Rebuilding the adversarial KataGo testbench, Part 2
In Part 1, I got a simple evaluation harness working and used a few smoke tests to confirm that the old failure mode was still reproducible. In one 10-game batch, the adversary won 7 games outright, while the other 3 ran past the move cap and were recorded as no result.
That baseline was strong enough to show that the adversary really did have a clear edge over the victim it was trained against. So the next obvious question was whether it would still do anything against a newer, much stronger KataGo checkpoint: kata1-b28c512nbt-s12192929536-d5655876072 (14097.6 Elo), versus kata1-b40c256-s11840935168-d2898845681 (baseline victim, 13410.3 Elo).
From the original paper 1, they evaluated several victim visit settings: 1, 4096, 10^6, and 10^7; while capping the adversary at 600 visits. By my rough estimate, my poor RTX 4060 Ti would not be able to finish even 10 games in a reasonable amount of time once the victim got anywhere near 1000 visits. So I went with a smaller scale sweep instead: victim visits at 1, 10, and 100, while keeping the adversary capped at 600. My bold prediction was that the newer model would just win outright anyway, so I felt fine letting the adversary keep its usual 600 visit edge.

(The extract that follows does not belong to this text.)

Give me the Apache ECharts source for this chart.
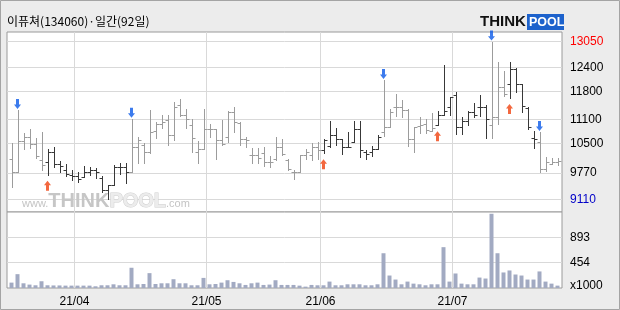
<!DOCTYPE html>
<html><head><meta charset="utf-8">
<script src="https://cdn.jsdelivr.net/npm/echarts@6/dist/echarts.min.js"></script>
<style>html,body{margin:0;padding:0;background:#ececec}#c{width:620px;height:310px}</style>
</head><body><div id="c"></div>
<script>
const titleText = '이퓨쳐(134060)·일간(92일)';
const opens  = [10120,9780,10570,10660,10490,10080,10030,10280,9990,9840,9720,9690,9660,9800,9840,9640,9340,9470,9910,9910,9790,10410,10470,10300,10820,10990,11090,10720,11470,11220,10970,10300,10360,10860,10860,10590,10660,11300,11010,10610,10220,10220,10260,10050,10110,10410,10090,9800,9800,10220,10220,10410,10330,10440,10720,10610,10410,10530,10860,10300,10300,10360,10780,10910,11410,11410,11340,10610,10940,10990,10820,10960,11210,11420,11710,10920,11060,11280,11420,11420,10960,11170,11920,12000,12360,12000,11390,10640,10530,9860,10000,10040];
const highs  = [10510,11340,10760,10870,10640,10800,10360,10410,10070,9990,9840,9800,9930,9910,9890,9690,9470,9970,10010,10010,11120,10670,10520,11330,11030,11220,11220,11530,11620,11360,11110,10560,11360,10990,10860,11080,11320,11410,11050,10660,10390,10390,10410,10190,10660,10620,10110,9840,10220,10360,10510,10530,10610,11070,10890,10610,10780,11070,11070,10330,10440,10720,12090,11360,11740,11580,11360,10910,11160,11110,11270,11310,12460,11670,11790,11170,11310,11520,11710,11460,13050,12530,12310,12530,12380,12000,11420,10810,10790,10170,10140,10130];
const lows   = [9410,9780,10360,10390,10140,9840,9720,9910,9790,9690,9580,9550,9660,9720,9640,9280,9110,9470,9740,9510,9780,10020,10010,10270,10650,10890,10470,10590,11200,10900,10300,10010,10360,10660,10110,10470,10550,10800,10470,10410,10010,10010,9940,9910,10080,10220,9830,9610,9800,10110,10090,10110,10260,10410,10470,10240,10410,10530,10160,10110,10180,10360,10690,10910,11180,11160,10440,10300,10760,10760,10810,10960,11210,11210,10750,10750,10960,11170,11190,10640,10640,11000,11690,11640,11790,11280,10860,10390,9790,9810,9980,9960];
const closes = [9780,10570,10660,10490,10180,9970,10280,9990,9930,9740,9690,9610,9800,9840,9780,9340,9470,9910,9910,9780,10410,10590,10280,10800,10990,11040,10720,11410,11220,11110,10650,10360,10860,10860,10580,10480,11280,11050,10610,10580,10220,10140,10050,10050,10410,10240,9860,9800,10220,10280,10410,10330,10590,10720,10610,10410,10410,10860,10330,10240,10360,10660,10910,11300,11410,11340,10610,10910,10970,10830,10900,11210,11310,11670,10920,11060,11280,11210,11420,11110,11170,11920,11730,12360,12000,11440,10920,10610,9860,10040,10030,10060];
const volumes = [95,244,83,60,48,119,48,45,45,42,42,42,42,42,30,48,48,65,48,48,357,65,71,262,71,83,83,155,83,83,48,48,178,65,71,95,137,107,83,54,83,95,54,60,137,54,54,54,42,24,54,48,48,113,48,48,65,65,65,48,48,65,613,220,149,65,113,77,65,48,65,65,720,113,256,77,65,65,184,167,1309,613,274,309,238,220,149,149,292,113,77,42];
const buySignals  = [6, 52, 71, 83];
const sellSignals = [1, 20, 62, 80, 88];
const priceTicks  = [9110, 9770, 10500, 11100, 11800, 12400, 13050];
const volumeTicks = [454, 893];
const monthLabels = ['21/04', '21/05', '21/06', '21/07'];
const monthStarts = [11, 33, 52, 74];

const DARK = '#383838', GRAY = '#9c9c9c', GRID = '#d9d9d9';
function isHolding(i) {
  let last = -1, type = null;
  buySignals.forEach(b => { if (b <= i && b > last) { last = b; type = 'buy'; } });
  sellSignals.forEach(s => { if (s <= i && s > last) { last = s; type = 'sell'; } });
  return type === 'buy';
}
const monthTicks = monthStarts.map(i => i - 0.5);
const ohlc = opens.map((o, i) => [i, o, highs[i], lows[i], closes[i]]);
const numFont = 'Liberation Sans';
const pMax = Math.max(...priceTicks), pMin = Math.min(...priceTicks);

const chart = echarts.init(document.getElementById('c'), null, {renderer: 'canvas'});
chart.setOption({
  animation: false,
  backgroundColor: '#ececec',
  title: {text: titleText, left: 7, top: 15, padding: 0,
    textStyle: {fontSize: 12, fontWeight: 'normal', color: '#000', fontFamily: 'Noto Sans CJK KR'}},
  grid: [
    {left: 7, top: 32, width: 555, height: 180, show: true, backgroundColor: '#fff', borderColor: '#9a9a9a', borderWidth: 1},
    {left: 7, top: 212, width: 555, height: 76, show: true, backgroundColor: '#fff', borderColor: '#9a9a9a', borderWidth: 1}
  ],
  xAxis: [
    {gridIndex: 0, type: 'value', min: -0.75, max: 91.75,
      axisLine: {show: false}, axisTick: {show: false, customValues: monthTicks},
      axisLabel: {show: false, customValues: monthTicks},
      splitLine: {show: true, lineStyle: {color: GRID, width: 1}}},
    {gridIndex: 1, type: 'value', min: -0.75, max: 91.75,
      axisLine: {show: false}, axisTick: {show: false, customValues: monthTicks},
      axisLabel: {show: true, customValues: monthTicks, margin: 8, color: '#000', fontSize: 12, fontFamily: numFont,
        formatter: v => monthLabels[monthTicks.indexOf(Number(v))] || ''},
      splitLine: {show: true, lineStyle: {color: GRID, width: 1}}}
  ],
  yAxis: [
    {gridIndex: 0, type: 'value', position: 'right', min: 8790, max: 13290,
      axisLine: {show: false}, axisTick: {show: false, customValues: priceTicks},
      axisLabel: {customValues: priceTicks, margin: 8, fontSize: 12, fontFamily: numFont,
        formatter: v => String(v),
        color: v => Number(v) === pMax ? '#ff0000' : (Number(v) === pMin ? '#0000c8' : '#000')},
      splitLine: {show: true, lineStyle: {color: GRID, width: 1}}},
    {gridIndex: 1, type: 'value', position: 'right', min: 0, max: 1340,
      axisLine: {show: false}, axisTick: {show: false, customValues: volumeTicks},
      axisLabel: {customValues: volumeTicks, margin: 8, fontSize: 12, fontFamily: numFont, color: '#000',
        formatter: v => String(v)},
      splitLine: {show: true, lineStyle: {color: GRID, width: 1}}}
  ],
  series: [
    {type: 'custom', xAxisIndex: 0, yAxisIndex: 0, data: ohlc, z: 3, silent: true,
      encode: {x: 0, y: [1, 2, 3, 4]},
      renderItem: (params, api) => {
        const i = api.value(0);
        const pO = api.coord([i, api.value(1)]);
        const pH = api.coord([i, api.value(2)]);
        const pL = api.coord([i, api.value(3)]);
        const pC = api.coord([i, api.value(4)]);
        const x = Math.round(pO[0]) + 0.5;
        const yo = Math.round(pO[1]) + 0.5, yc = Math.round(pC[1]) + 0.5;
        const st = {stroke: isHolding(i) ? DARK : GRAY, lineWidth: 1};
        return {type: 'group', children: [
          {type: 'line', shape: {x1: x, y1: Math.round(pH[1]), x2: x, y2: Math.round(pL[1]) + 1}, style: st},
          {type: 'line', shape: {x1: x - 3, y1: yo, x2: x, y2: yo}, style: st},
          {type: 'line', shape: {x1: x, y1: yc, x2: x + 3, y2: yc}, style: st}
        ]};
      }},
    {type: 'scatter', xAxisIndex: 0, yAxisIndex: 0, silent: true, z: 4,
      data: buySignals.map(i => [i, lows[i]]),
      symbol: 'path://M3.5,0 L7,4 L5,4 L5,9 L2,9 L2,4 L0,4 Z', symbolSize: [7, 10], symbolOffset: [0, 11],
      itemStyle: {color: '#f0420f'}},
    {type: 'scatter', xAxisIndex: 0, yAxisIndex: 0, silent: true, z: 4,
      data: sellSignals.map(i => [i, highs[i]]),
      symbol: 'path://M2,0 L5,0 L5,5 L7,5 L3.5,9 L0,5 L2,5 Z', symbolSize: [7, 10], symbolOffset: [0, -6],
      itemStyle: {color: '#0b5ae8'}},
    {type: 'bar', xAxisIndex: 1, yAxisIndex: 1, silent: true, barWidth: 4,
      data: volumes.map((v, i) => [i, v]), itemStyle: {color: '#a2aac2'}}
  ],
  graphic: [
    {type: 'rect', z: 100, silent: true, shape: {x: 0.5, y: 0.5, width: 619, height: 309},
      style: {fill: 'none', stroke: '#a4a4a4', lineWidth: 1}},
    {type: 'text', z: 1, silent: true, x: 22, y: 211,
      style: {text: '{a|www.}{b|THINK}{c|POOL}{a|.com}', verticalAlign: 'bottom',
        rich: {
          a: {fontSize: 11, fontFamily: numFont, fill: '#c4c4c4', verticalAlign: 'bottom', padding: [0, 0, 2, 0]},
          b: {fontSize: 20, fontWeight: 'bold', fontFamily: numFont, fill: '#c6c6c6', verticalAlign: 'bottom'},
          c: {fontSize: 20, fontWeight: 'bold', fontFamily: numFont, fill: '#ececec', stroke: '#d0d0d0', lineWidth: 1, verticalAlign: 'bottom'}
        }}},
    {type: 'text', z: 50, silent: true, x: 570, y: 286,
      style: {text: 'x1000', fontSize: 12, fontFamily: numFont, fill: '#000', verticalAlign: 'middle'}},
    {type: 'group', z: 50, silent: true, children: [
      {type: 'rect', shape: {x: 527, y: 14, width: 37, height: 16}, style: {fill: '#1d62cc'}},
      {type: 'text', x: 480, y: 22, style: {text: 'THINK', fontSize: 15, fontWeight: 'bold', fontFamily: numFont, fill: '#111', verticalAlign: 'middle'}},
      {type: 'text', x: 529, y: 22.5, style: {text: 'POOL', fontSize: 12.5, fontWeight: 'bold', fontFamily: numFont, fill: '#fff', verticalAlign: 'middle'}}
    ]}
  ]
});
</script></body></html>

| Victim visits | Games | Victim wins | Victim win rate |
|---|---|---|---|
| 1 | 20 | 20 | 100% |
| 10 | 20 | 20 | 100% |
| 100 | 20 | 20 | 100% |
The adversary could not even steal a single game at the lowest tier, where the victim only got one policy shot. On one hand, I was disappointed by how lackluster the adversary looked here. On the other hand, I am also thankful that KataGo is still being actively improved. Even after already surpassing the strongest human players by a huge margin, the project is still getting better.
References
- Wang et al., Adversarial Policies Beat Superhuman Go AIs, 2023.